Hibaku rice tasseled again this year in various parts of Japan as a “living witness” to the horror of the atomic bombing of Nagasaki 70 years ago.

The rice is derived from seeds collected in October 1945 by Kyushu University researchers in areas close to the hypocenter of the atomic bomb dropped on Nagasaki just before the end of World War II in August of that year.

Hibaku (exposure to radiation) rice looks healthy, though greener than normal. But its husks are “almost empty,” Kikuo Sakai, 81, said in early October, pointing to the rice grown in a 100-sq.-meter plot in his rice paddy in Motomiya, Fukushima Prefecture.

“The taste isn’t good,” added his wife, Ko, 76.

Sakai learned about the hibaku rice seeds from a farming magazine and began growing it, not for sale but to remember relatives who went to war and never returned, and the acute food shortages experienced in Japan during and after WWII.

“I will continue growing the rice as long as I live,” Sakai said.

The husks of many plants produced from such seeds are empty because of chromosome damage caused by radiation.

Planting the rice around Japan as an act of remembrance began following a 1995 documentary aired by NHK.

The documentary was produced by then NHK director Taketoshi Koga, 74, a graduate from Kyushu University’s agricultural department who had been given some of the rice seeds.

Seeds from the cultivated hibaku rice in Nagasaki were distributed to citizens and planted in at least 24 prefectures, including Hiroshima, which was hit by an atomic bomb days before Nagasaki.

The average age of A-bomb survivors in Hiroshima and Nagasaki now tops 80. “While it should be tough both physically and mentally for the survivors to talk about their experiences, hibaku rice shows the horror of atomic bombing by just being there,” Koga said.
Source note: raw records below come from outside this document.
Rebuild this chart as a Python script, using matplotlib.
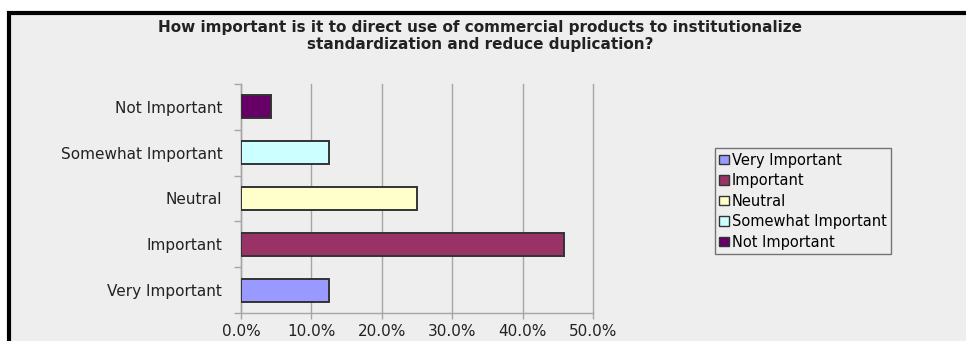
import matplotlib

matplotlib.use("Agg")
import matplotlib.pyplot as plt  # noqa: E402
from matplotlib.patches import Patch, Rectangle  # noqa: E402

TITLE = ("How important is it to direct use of commercial products to institutionalize\n"
         "standardization and reduce duplication?")
CATEGORIES = ["Very Important", "Important", "Neutral", "Somewhat Important", "Not Important"]
SHARES = [12.5, 45.8, 25.0, 12.5, 4.2]
COLORS = ["#9999FF", "#993366", "#FFFFCC", "#CCFFFF", "#660066"]
XTICKS = [0, 10, 20, 30, 40, 50]

BG = "#EEEEEE"
GRID = "#A6A6A6"

plt.rcParams["font.family"] = ["DejaVu Sans"]

fig = plt.figure(figsize=(9.66, 3.41), dpi=100, facecolor="white")
# outer chart frame (right and bottom edges run off the image)
fig.patches.append(Rectangle((0.0093, -0.1), 1.2, 1.062, transform=fig.transFigure,
                             facecolor=BG, edgecolor="black", linewidth=3, zorder=-5))

ax = fig.add_axes([0.2495, 0.082, 0.3645, 0.672])
ax.set_facecolor(BG)

ypos = list(range(len(CATEGORIES)))
ax.barh(ypos, SHARES, height=0.5, color=COLORS, edgecolor="#333333", linewidth=1.4, zorder=3)

ax.set_xlim(0, 50)
ax.set_ylim(-0.5, len(CATEGORIES) - 0.5)
ax.set_xticks(XTICKS)
ax.set_xticklabels([f"{v:.1f}%" for v in XTICKS], fontsize=11, color="#222222")
ax.set_yticks(ypos)
ax.set_yticklabels(CATEGORIES, fontsize=11, color="#222222")
ax.set_yticks([y - 0.5 for y in range(len(CATEGORIES) + 1)], minor=True)
ax.tick_params(axis="y", which="major", length=0, pad=13.5)
ax.tick_params(axis="y", which="minor", length=5, color=GRID, width=1)
ax.tick_params(axis="x", length=4, color=GRID, width=1, pad=4)
ax.grid(axis="x", color=GRID, linewidth=1, zorder=0)
for line in ax.get_xgridlines():
    line.set_clip_on(False)
for side in ("top", "right"):
    ax.spines[side].set_visible(False)
for side in ("left", "bottom"):
    ax.spines[side].set_color(GRID)
    ax.spines[side].set_linewidth(1)

fig.text(0.497, 0.895, TITLE, ha="center", va="center", fontsize=11,
         fontweight="bold", color="#222222", linespacing=1.15)

handles = [Patch(facecolor=c, edgecolor="#333333", linewidth=1) for c in COLORS]
leg = fig.legend(handles, CATEGORIES, loc="lower left", bbox_to_anchor=(0.74, 0.255),
                 fontsize=10.5, frameon=True, fancybox=False, handlelength=0.65,
                 handleheight=0.65, handletextpad=0.2, labelspacing=0.38,
                 borderpad=0.3, borderaxespad=0)
leg.get_frame().set_edgecolor("#555555")
leg.get_frame().set_facecolor(BG)
leg.get_frame().set_linewidth(1)

fig.savefig("out.png", dpi=100, facecolor="white")
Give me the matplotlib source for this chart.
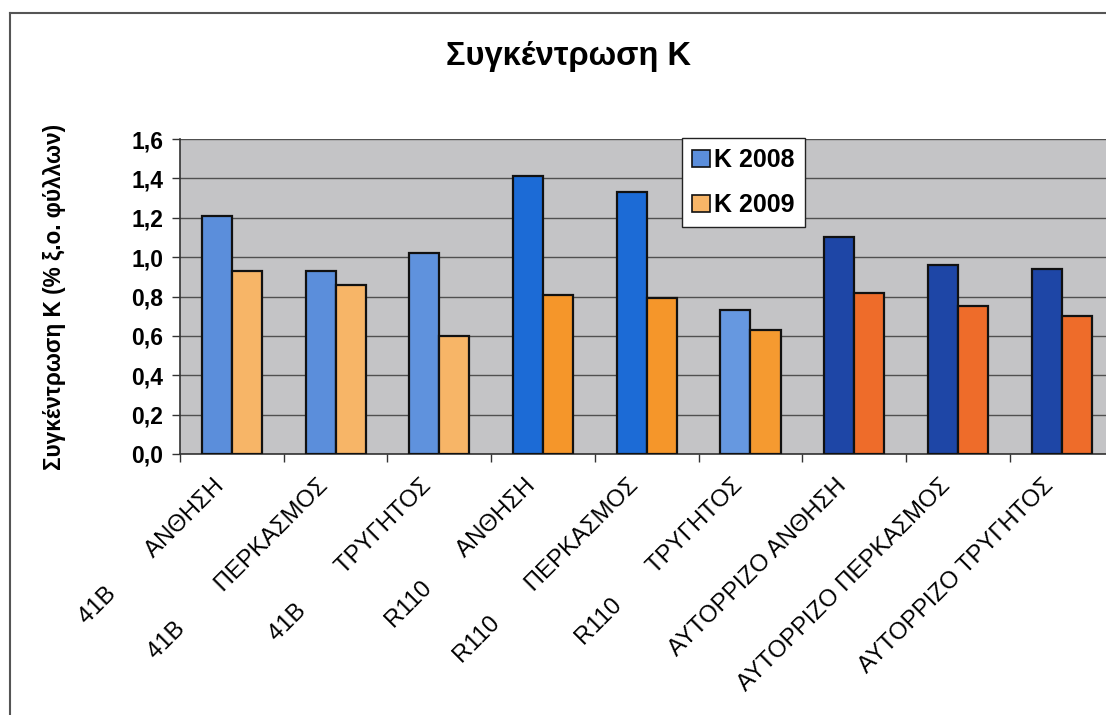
import numpy as np
import matplotlib
matplotlib.use("Agg")
import matplotlib.pyplot as plt
from matplotlib.patches import Patch
from matplotlib.ticker import FuncFormatter
import matplotlib.transforms as mtransforms

plt.rcParams['font.family'] = ['Liberation Sans', 'DejaVu Sans']

# --- data -------------------------------------------------------------
categories = [
    "41B        ΑΝΘΗΣΗ",
    "41B        ΠΕΡΚΑΣΜΟΣ",
    "41B        ΤΡΥΓΗΤΟΣ",
    "R110       ΑΝΘΗΣΗ",
    "R110       ΠΕΡΚΑΣΜΟΣ",
    "R110       ΤΡΥΓΗΤΟΣ",
    "ΑΥΤΟΡΡΙΖΟ ΑΝΘΗΣΗ",
    "ΑΥΤΟΡΡΙΖΟ ΠΕΡΚΑΣΜΟΣ",
    "ΑΥΤΟΡΡΙΖΟ ΤΡΥΓΗΤΟΣ",
]
k_2008 = [1.21, 0.93, 1.02, 1.41, 1.33, 0.73, 1.10, 0.96, 0.94]
k_2009 = [0.93, 0.86, 0.60, 0.81, 0.79, 0.63, 0.82, 0.75, 0.70]
series_names = ["K 2008", "K 2009"]
y_ticks = [0.0, 0.2, 0.4, 0.6, 0.8, 1.0, 1.2, 1.4, 1.6]

# per-bar fill colours (each rootstock/stage pair has its own shade)
colors_2008 = ["#5b8edb", "#5b8edb", "#5f92dd",
               "#1c6bd6", "#1c6bd6", "#6698e0",
               "#1e46a6", "#1e46a6", "#1e46a6"]
colors_2009 = ["#f7b567", "#f7b567", "#f7b567",
               "#f5962a", "#f5962a", "#f59a30",
               "#ee6c2a", "#ee6c2a", "#ee6c2a"]

# --- figure -----------------------------------------------------------
W, H = 1106, 715
fig = plt.figure(figsize=(W / 100, H / 100), dpi=100)
fig.patch.set_facecolor("white")

# outer chart border (left and top edges)
fig.add_artist(plt.Line2D([10 / W, 10 / W], [0, 1 - 13 / H],
                          transform=fig.transFigure, color="#555555", lw=1.5))
fig.add_artist(plt.Line2D([10 / W, 1], [1 - 13 / H, 1 - 13 / H],
                          transform=fig.transFigure, color="#555555", lw=1.5))

x0, x1 = 180, 1113.5
y_top, y_bot = 139, 454
ax = fig.add_axes([x0 / W, 1 - y_bot / H, (x1 - x0) / W, (y_bot - y_top) / H])
ax.set_facecolor("#c4c4c6")

x = np.arange(len(categories))
bw = 0.29
ax.bar(x - bw / 2, k_2008, width=bw, color=colors_2008,
       edgecolor="#111111", linewidth=1.6, zorder=3)
ax.bar(x + bw / 2, k_2009, width=bw, color=colors_2009,
       edgecolor="#111111", linewidth=1.6, zorder=3)

ax.set_xlim(-0.5, len(categories) - 0.5)
ax.set_ylim(0, 1.6)
ax.set_yticks(y_ticks)
ax.yaxis.set_major_formatter(FuncFormatter(lambda v, p: f"{v:.1f}".replace(".", ",")))
ax.yaxis.grid(True, color="#505050", linewidth=1.0, zorder=0)
ax.set_axisbelow(True)

for s in ("top", "right"):
    ax.spines[s].set_visible(False)
for s in ("left", "bottom"):
    ax.spines[s].set_color("#333333")
    ax.spines[s].set_linewidth(1.2)

ax.tick_params(axis="y", direction="out", length=6, width=1, color="#333333",
               labelsize=16.5, pad=6)
for lab in ax.get_yticklabels():
    lab.set_fontweight("bold")

# category boundaries carry the tick marks, centres carry the labels
ax.set_xticks(np.arange(-0.5, len(categories), 1.0), minor=True)
ax.tick_params(axis="x", which="minor", direction="out", length=6, width=1,
               color="#333333")
ax.set_xticks(x)
ax.set_xticklabels(categories, rotation=45, ha="right", va="top",
                   rotation_mode="anchor", fontsize=17.2)
ax.tick_params(axis="x", which="major", length=0, pad=15)
shift = mtransforms.ScaledTranslation(-19 / 100, 0, fig.dpi_scale_trans)
for lab in ax.get_xticklabels():
    lab.set_transform(lab.get_transform() + shift)

# title and axis label
fig.text(568 / W, 1 - 57 / H, "Συγκέντρωση Κ", ha="center", va="center",
         fontsize=23.5, fontweight="bold")
fig.text(55 / W, 1 - 297 / H, "Συγκέντρωση Κ (% ξ.ο. φύλλων)", ha="center",
         va="center", rotation=90, fontsize=16.3, fontweight="bold")

# legend
handles = [Patch(facecolor="#5b8edb", edgecolor="#111111", linewidth=1.2),
           Patch(facecolor="#f7b567", edgecolor="#111111", linewidth=1.2)]
leg = fig.legend(handles, series_names, loc="upper left",
                 bbox_to_anchor=(682 / W, 1 - 138 / H),
                 bbox_transform=fig.transFigure, borderaxespad=0,
                 prop={"size": 18, "weight": "bold"},
                 frameon=True, fancybox=False, framealpha=1,
                 edgecolor="#222222", handlelength=0.7, handleheight=0.7,
                 handletextpad=0.2, labelspacing=0.85, borderpad=0.4)
leg.get_frame().set_linewidth(1.0)

fig.savefig("out.png", dpi=100)
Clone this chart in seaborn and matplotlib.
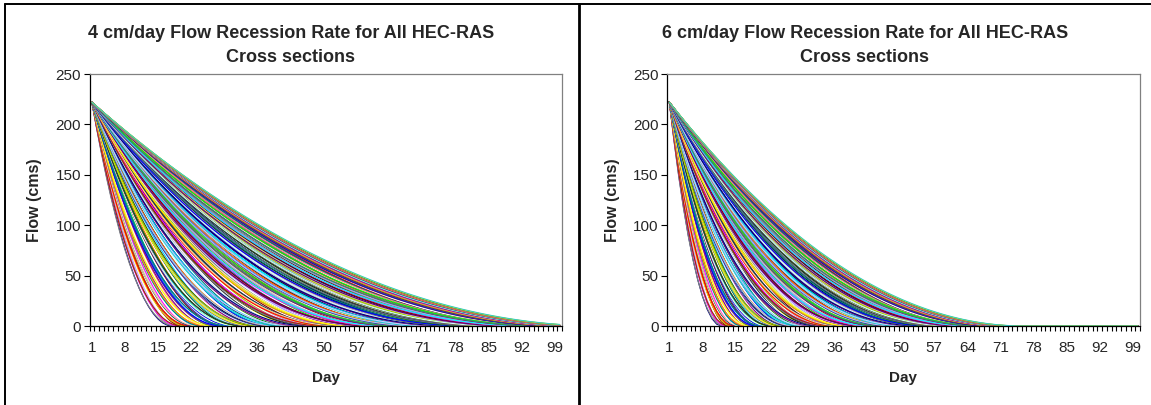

Toshiro Taki, a 78-year-old former junior high school teacher in Unnan, Shimane Prefecture, also grows hibaku rice.

Taki’s father was an elementary school teacher who taught physician Takashi Nagai, known as the “saint of Urakami.” He devoted himself to the treatment of hibakusha in Nagasaki despite his own grievous injuries from exposure to radiation near Urakami Cathedral in the vicinity of the bombing hypocenter.

“Hibaku rice has been growing better and better,” Taki said, noting the rice becomes healthier over generations when left in the natural environment.

But growers have opted to plant fruitless seeds in order to remember the pains of the atomic bombing.

Choichi Ueno, 64, who has been growing hibaku rice in the town of Kaminokawa, Tochigi Prefecture, for a decade, said, “I hope the rice will motivate people to look back on the past,” especially the horror of the atomic bombings.